Information supplied
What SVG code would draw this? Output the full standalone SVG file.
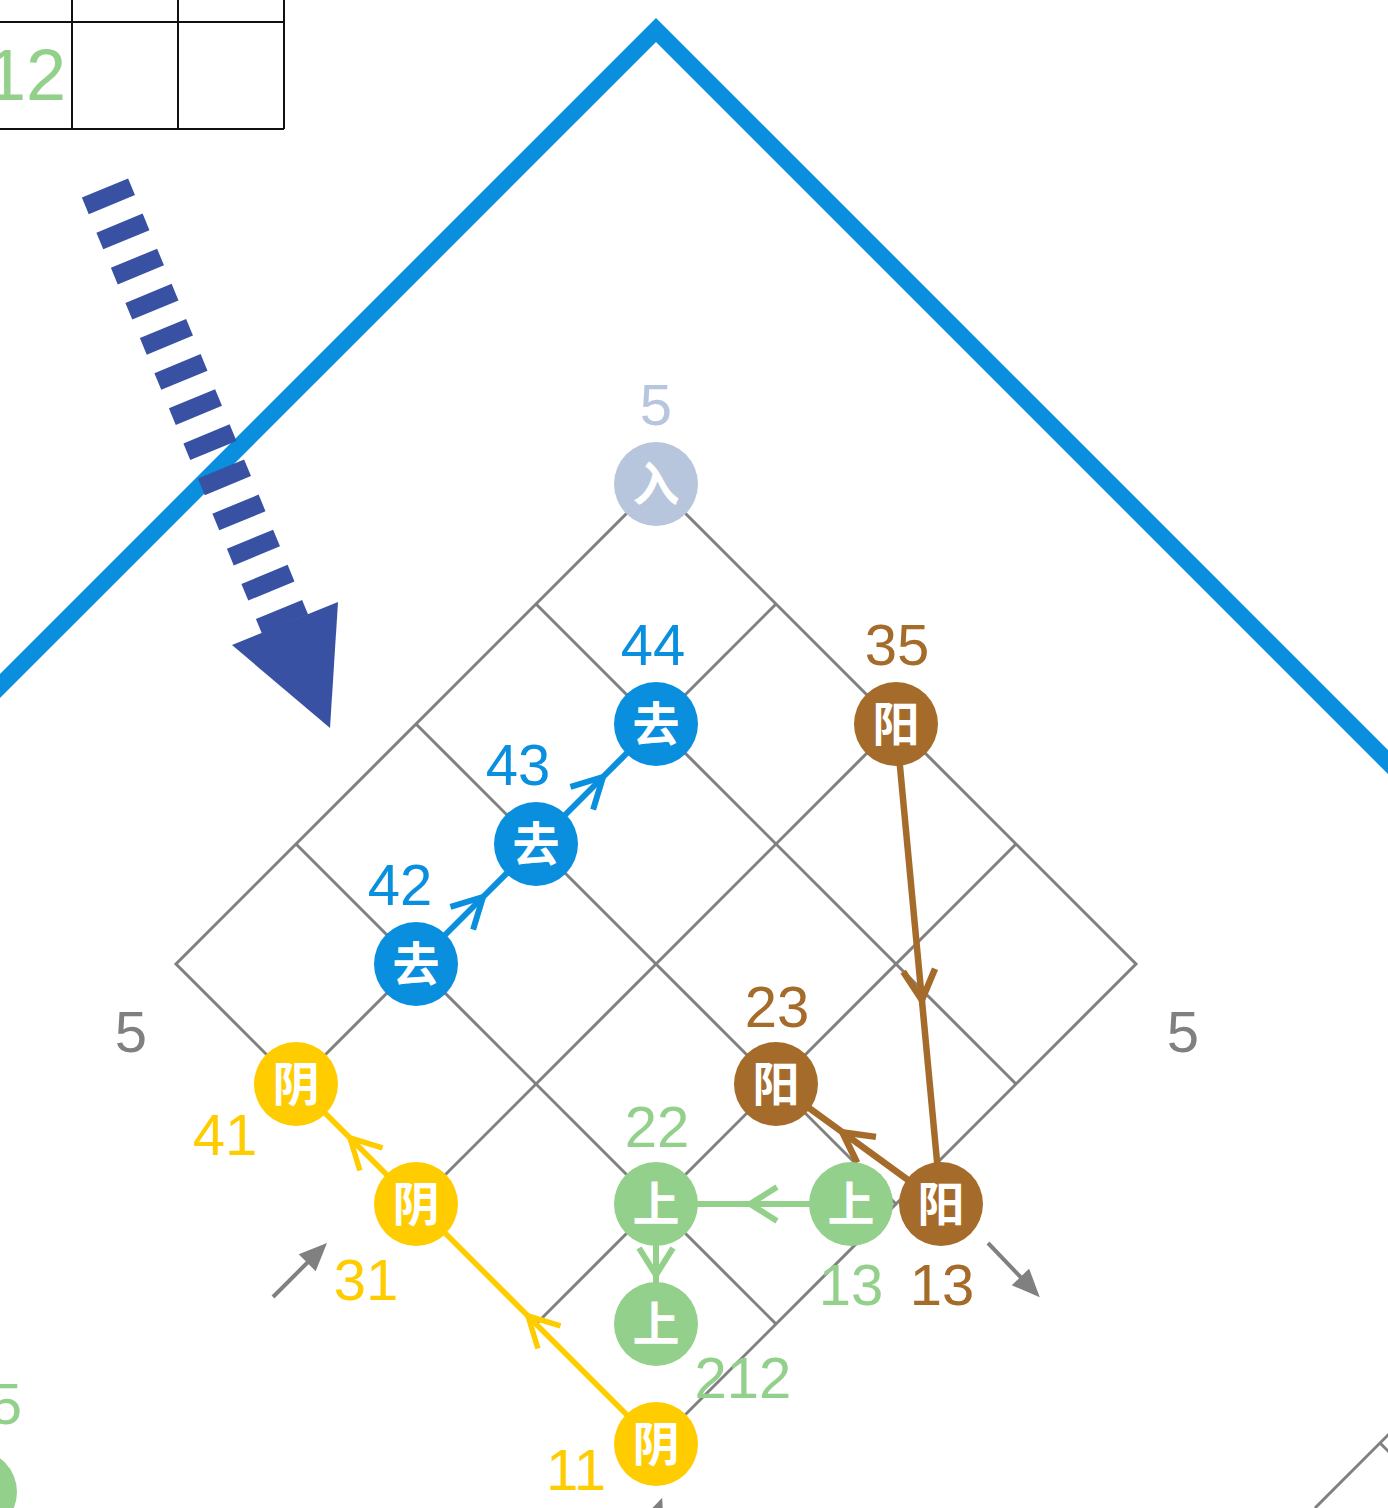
<svg xmlns="http://www.w3.org/2000/svg" width="1388" height="1508" viewBox="0 0 1388 1508">
<defs>
<style>
.grid{stroke:#808080;stroke-width:3;fill:none}
.tbl{stroke:#111;stroke-width:2;fill:none}
.num{font-family:"Liberation Sans",Arial,sans-serif;font-size:58px;text-anchor:middle}
.cj{font-family:"Noto Sans CJK SC","Noto Sans CJK JP",sans-serif;font-size:47px;font-weight:bold;fill:#fff;text-anchor:middle}
.cB{fill:#0a8fdf}.cN{fill:#a56b2a}.cY{fill:#ffcc00}.cG{fill:#93d08b}.cI{fill:#b7c6dc}.cK{fill:#808080}
.eB{stroke:#0a8fdf;stroke-width:6;fill:none;marker-mid:url(#chB)}
.eN{stroke:#a56b2a;stroke-width:6.5;fill:none;marker-mid:url(#chN)}
.eG{stroke:#93d08b;stroke-width:6;fill:none;marker-mid:url(#chG)}
.eY{stroke:#ffcc00;stroke-width:5.5;fill:none;marker-mid:url(#chY)}
.ga{stroke:#808080;stroke-width:4;fill:none;marker-end:url(#gh)}
</style>
<marker id="chB" markerUnits="userSpaceOnUse" viewBox="-40 -25 50 50" markerWidth="50" markerHeight="50" refX="0" refY="0" orient="auto" overflow="visible"><path d="M-30,-16 L0,0 L-30,16" fill="none" stroke="#0a8fdf" stroke-width="6"/></marker>
<marker id="chN" markerUnits="userSpaceOnUse" viewBox="-40 -25 50 50" markerWidth="50" markerHeight="50" refX="0" refY="0" orient="auto" overflow="visible"><path d="M-30,-16 L0,0 L-30,16" fill="none" stroke="#a56b2a" stroke-width="6.5"/></marker>
<marker id="chG" markerUnits="userSpaceOnUse" viewBox="-40 -25 50 50" markerWidth="50" markerHeight="50" refX="0" refY="0" orient="auto" overflow="visible"><path d="M-27,-17 L0,0 L-27,17" fill="none" stroke="#93d08b" stroke-width="6"/></marker>
<marker id="chY" markerUnits="userSpaceOnUse" viewBox="-40 -25 50 50" markerWidth="50" markerHeight="50" refX="0" refY="0" orient="auto" overflow="visible"><path d="M-30,-16 L0,0 L-30,16" fill="none" stroke="#ffcc00" stroke-width="5.5"/></marker>
<marker id="gh" markerUnits="userSpaceOnUse" viewBox="-30 -14 36 28" markerWidth="36" markerHeight="28" refX="-12" refY="0" orient="auto" overflow="visible"><path d="M-28,-12 L0,0 L-28,12 z" fill="#808080"/></marker>
</defs>
<rect width="1388" height="1508" fill="#fff"/>

<g id="table">
<line class="tbl" x1="0" y1="22" x2="284" y2="22"/>
<line class="tbl" x1="0" y1="129" x2="284" y2="129"/>
<line class="tbl" x1="72" y1="0" x2="72" y2="129"/>
<line class="tbl" x1="178" y1="0" x2="178" y2="129"/>
<line class="tbl" x1="284" y1="0" x2="284" y2="129"/>
<text class="num cG" x="66" y="100" style="font-size:72px;text-anchor:end">12</text>
</g>

<g id="roof">
<polyline points="-10,696 656,30 1398,772" fill="none" stroke="#0a8fdf" stroke-width="17" stroke-linejoin="miter"/>
</g>

<g id="flow-arrow">
<line x1="105" y1="188" x2="285" y2="624" stroke="#3951a3" stroke-width="50" stroke-dasharray="18 20"/>
<polygon points="232,645 338,602 330,728" fill="#3951a3"/>
</g>

<g id="grid">
<polygon class="grid" points="656,484 1136,964 656,1444 176,964"/>
<line class="grid" x1="536" y1="604" x2="1016" y2="1084"/>
<line class="grid" x1="416" y1="724" x2="896" y2="1204"/>
<line class="grid" x1="296" y1="844" x2="776" y2="1324"/>
<line class="grid" x1="776" y1="604" x2="296" y2="1084"/>
<line class="grid" x1="896" y1="724" x2="416" y2="1204"/>
<line class="grid" x1="1016" y1="844" x2="536" y2="1324"/>
<line class="grid" x1="1315" y1="1508" x2="1390" y2="1433"/>
<line class="grid" x1="1380" y1="1443" x2="1390" y2="1453"/>
</g>

<g id="connectors">
<path class="eB" d="M416,964 L483,897 L536,844"/>
<path class="eB" d="M536,844 L603,777 L656,724"/>
<path class="eN" d="M896,724 L921.9,1000 L941,1204"/>
<path class="eN" d="M941,1204 L842.3,1132.2 L776,1084"/>
<path class="eG" d="M851,1204 L750,1204 L656,1204"/>
<path class="eG" d="M656,1204 L656,1275 L656,1324"/>
<path class="eY" d="M656,1444 L528,1316 L416,1204"/>
<path class="eY" d="M416,1204 L350,1138 L296,1084"/>
<line class="ga" x1="273" y1="1297" x2="318.5" y2="1251.5"/>
<line class="ga" x1="988" y1="1243" x2="1031.5" y2="1288.5"/>
<line class="ga" x1="640" y1="1558" x2="658" y2="1509"/>
</g>

<g id="n-in"><circle class="cI" cx="656" cy="484" r="42"/><text class="cj" x="656" y="501">入</text><text class="num cI" x="656" y="425">5</text></g>
<g id="n-qu44"><circle class="cB" cx="656" cy="724" r="42"/><text class="cj" x="656" y="741">去</text><text class="num cB" x="653" y="665">44</text></g>
<g id="n-qu43"><circle class="cB" cx="536" cy="844" r="42"/><text class="cj" x="536" y="861">去</text><text class="num cB" x="518" y="785">43</text></g>
<g id="n-qu42"><circle class="cB" cx="416" cy="964" r="42"/><text class="cj" x="416" y="981">去</text><text class="num cB" x="400" y="905">42</text></g>
<g id="n-yang35"><circle class="cN" cx="896" cy="724" r="42"/><text class="cj" x="896" y="741">阳</text><text class="num cN" x="897" y="665">35</text></g>
<g id="n-yang23"><circle class="cN" cx="776" cy="1084" r="42"/><text class="cj" x="776" y="1101">阳</text><text class="num cN" x="777" y="1027">23</text></g>
<g id="n-shang22"><circle class="cG" cx="656" cy="1204" r="42"/><text class="cj" x="656" y="1221">上</text><text class="num cG" x="657" y="1147">22</text></g>
<g id="n-shang13"><circle class="cG" cx="851" cy="1204" r="42"/><text class="cj" x="851" y="1221">上</text><text class="num cG" x="851" y="1305">13</text></g>
<g id="n-yang13"><circle class="cN" cx="941" cy="1204" r="42"/><text class="cj" x="941" y="1221">阳</text><text class="num cN" x="942" y="1305">13</text></g>
<g id="n-shang212"><circle class="cG" cx="656" cy="1324" r="42"/><text class="cj" x="656" y="1341">上</text><text class="num cG" x="743" y="1398">212</text></g>
<g id="n-yin41"><circle class="cY" cx="296" cy="1084" r="42"/><text class="cj" x="296" y="1101">阴</text><text class="num cY" x="225" y="1155">41</text></g>
<g id="n-yin31"><circle class="cY" cx="416" cy="1204" r="42"/><text class="cj" x="416" y="1221">阴</text><text class="num cY" x="366" y="1300">31</text></g>
<g id="n-yin11"><circle class="cY" cx="656" cy="1444" r="42"/><text class="cj" x="656" y="1461">阴</text><text class="num cY" x="576" y="1490">11</text></g>
<g id="n-edge"><circle class="cG" cx="-25" cy="1492" r="42"/><text class="cj" x="-25" y="1509">上</text><text class="num cG" x="22" y="1424" style="text-anchor:end">5</text></g>

<g id="side-labels">
<text class="num cK" x="131" y="1052">5</text>
<text class="num cK" x="1183" y="1052">5</text>
</g>
</svg>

Instructions for the task
Make an exact copy of the data above, pictures excluded.

Response below
What SVG code would draw this? Output the full standalone SVG file.
<svg xmlns="http://www.w3.org/2000/svg" width="1388" height="1508" viewBox="0 0 1388 1508">
<defs>
<style>
.grid{stroke:#808080;stroke-width:3;fill:none}
.tbl{stroke:#111;stroke-width:2;fill:none}
.num{font-family:"Liberation Sans",Arial,sans-serif;font-size:58px;text-anchor:middle}
.cj{font-family:"Noto Sans CJK SC","Noto Sans CJK JP",sans-serif;font-size:47px;font-weight:bold;fill:#fff;text-anchor:middle}
.cB{fill:#0a8fdf}.cN{fill:#a56b2a}.cY{fill:#ffcc00}.cG{fill:#93d08b}.cI{fill:#b7c6dc}.cK{fill:#808080}
.eB{stroke:#0a8fdf;stroke-width:6;fill:none;marker-mid:url(#chB)}
.eN{stroke:#a56b2a;stroke-width:6.5;fill:none;marker-mid:url(#chN)}
.eG{stroke:#93d08b;stroke-width:6;fill:none;marker-mid:url(#chG)}
.eY{stroke:#ffcc00;stroke-width:5.5;fill:none;marker-mid:url(#chY)}
.ga{stroke:#808080;stroke-width:4;fill:none;marker-end:url(#gh)}
</style>
<marker id="chB" markerUnits="userSpaceOnUse" viewBox="-40 -25 50 50" markerWidth="50" markerHeight="50" refX="0" refY="0" orient="auto" overflow="visible"><path d="M-30,-16 L0,0 L-30,16" fill="none" stroke="#0a8fdf" stroke-width="6"/></marker>
<marker id="chN" markerUnits="userSpaceOnUse" viewBox="-40 -25 50 50" markerWidth="50" markerHeight="50" refX="0" refY="0" orient="auto" overflow="visible"><path d="M-30,-16 L0,0 L-30,16" fill="none" stroke="#a56b2a" stroke-width="6.5"/></marker>
<marker id="chG" markerUnits="userSpaceOnUse" viewBox="-40 -25 50 50" markerWidth="50" markerHeight="50" refX="0" refY="0" orient="auto" overflow="visible"><path d="M-27,-17 L0,0 L-27,17" fill="none" stroke="#93d08b" stroke-width="6"/></marker>
<marker id="chY" markerUnits="userSpaceOnUse" viewBox="-40 -25 50 50" markerWidth="50" markerHeight="50" refX="0" refY="0" orient="auto" overflow="visible"><path d="M-30,-16 L0,0 L-30,16" fill="none" stroke="#ffcc00" stroke-width="5.5"/></marker>
<marker id="gh" markerUnits="userSpaceOnUse" viewBox="-30 -14 36 28" markerWidth="36" markerHeight="28" refX="-12" refY="0" orient="auto" overflow="visible"><path d="M-28,-12 L0,0 L-28,12 z" fill="#808080"/></marker>
</defs>
<rect width="1388" height="1508" fill="#fff"/>

<g id="table">
<line class="tbl" x1="0" y1="22" x2="284" y2="22"/>
<line class="tbl" x1="0" y1="129" x2="284" y2="129"/>
<line class="tbl" x1="72" y1="0" x2="72" y2="129"/>
<line class="tbl" x1="178" y1="0" x2="178" y2="129"/>
<line class="tbl" x1="284" y1="0" x2="284" y2="129"/>
<text class="num cG" x="66" y="100" style="font-size:72px;text-anchor:end">12</text>
</g>

<g id="roof">
<polyline points="-10,696 656,30 1398,772" fill="none" stroke="#0a8fdf" stroke-width="17" stroke-linejoin="miter"/>
</g>

<g id="flow-arrow">
<line x1="105" y1="188" x2="285" y2="624" stroke="#3951a3" stroke-width="50" stroke-dasharray="18 20"/>
<polygon points="232,645 338,602 330,728" fill="#3951a3"/>
</g>

<g id="grid">
<polygon class="grid" points="656,484 1136,964 656,1444 176,964"/>
<line class="grid" x1="536" y1="604" x2="1016" y2="1084"/>
<line class="grid" x1="416" y1="724" x2="896" y2="1204"/>
<line class="grid" x1="296" y1="844" x2="776" y2="1324"/>
<line class="grid" x1="776" y1="604" x2="296" y2="1084"/>
<line class="grid" x1="896" y1="724" x2="416" y2="1204"/>
<line class="grid" x1="1016" y1="844" x2="536" y2="1324"/>
<line class="grid" x1="1315" y1="1508" x2="1390" y2="1433"/>
<line class="grid" x1="1380" y1="1443" x2="1390" y2="1453"/>
</g>

<g id="connectors">
<path class="eB" d="M416,964 L483,897 L536,844"/>
<path class="eB" d="M536,844 L603,777 L656,724"/>
<path class="eN" d="M896,724 L921.9,1000 L941,1204"/>
<path class="eN" d="M941,1204 L842.3,1132.2 L776,1084"/>
<path class="eG" d="M851,1204 L750,1204 L656,1204"/>
<path class="eG" d="M656,1204 L656,1275 L656,1324"/>
<path class="eY" d="M656,1444 L528,1316 L416,1204"/>
<path class="eY" d="M416,1204 L350,1138 L296,1084"/>
<line class="ga" x1="273" y1="1297" x2="318.5" y2="1251.5"/>
<line class="ga" x1="988" y1="1243" x2="1031.5" y2="1288.5"/>
<line class="ga" x1="640" y1="1558" x2="658" y2="1509"/>
</g>

<g id="n-in"><circle class="cI" cx="656" cy="484" r="42"/><text class="cj" x="656" y="501">入</text><text class="num cI" x="656" y="425">5</text></g>
<g id="n-qu44"><circle class="cB" cx="656" cy="724" r="42"/><text class="cj" x="656" y="741">去</text><text class="num cB" x="653" y="665">44</text></g>
<g id="n-qu43"><circle class="cB" cx="536" cy="844" r="42"/><text class="cj" x="536" y="861">去</text><text class="num cB" x="518" y="785">43</text></g>
<g id="n-qu42"><circle class="cB" cx="416" cy="964" r="42"/><text class="cj" x="416" y="981">去</text><text class="num cB" x="400" y="905">42</text></g>
<g id="n-yang35"><circle class="cN" cx="896" cy="724" r="42"/><text class="cj" x="896" y="741">阳</text><text class="num cN" x="897" y="665">35</text></g>
<g id="n-yang23"><circle class="cN" cx="776" cy="1084" r="42"/><text class="cj" x="776" y="1101">阳</text><text class="num cN" x="777" y="1027">23</text></g>
<g id="n-shang22"><circle class="cG" cx="656" cy="1204" r="42"/><text class="cj" x="656" y="1221">上</text><text class="num cG" x="657" y="1147">22</text></g>
<g id="n-shang13"><circle class="cG" cx="851" cy="1204" r="42"/><text class="cj" x="851" y="1221">上</text><text class="num cG" x="851" y="1305">13</text></g>
<g id="n-yang13"><circle class="cN" cx="941" cy="1204" r="42"/><text class="cj" x="941" y="1221">阳</text><text class="num cN" x="942" y="1305">13</text></g>
<g id="n-shang212"><circle class="cG" cx="656" cy="1324" r="42"/><text class="cj" x="656" y="1341">上</text><text class="num cG" x="743" y="1398">212</text></g>
<g id="n-yin41"><circle class="cY" cx="296" cy="1084" r="42"/><text class="cj" x="296" y="1101">阴</text><text class="num cY" x="225" y="1155">41</text></g>
<g id="n-yin31"><circle class="cY" cx="416" cy="1204" r="42"/><text class="cj" x="416" y="1221">阴</text><text class="num cY" x="366" y="1300">31</text></g>
<g id="n-yin11"><circle class="cY" cx="656" cy="1444" r="42"/><text class="cj" x="656" y="1461">阴</text><text class="num cY" x="576" y="1490">11</text></g>
<g id="n-edge"><circle class="cG" cx="-25" cy="1492" r="42"/><text class="cj" x="-25" y="1509">上</text><text class="num cG" x="22" y="1424" style="text-anchor:end">5</text></g>

<g id="side-labels">
<text class="num cK" x="131" y="1052">5</text>
<text class="num cK" x="1183" y="1052">5</text>
</g>
</svg>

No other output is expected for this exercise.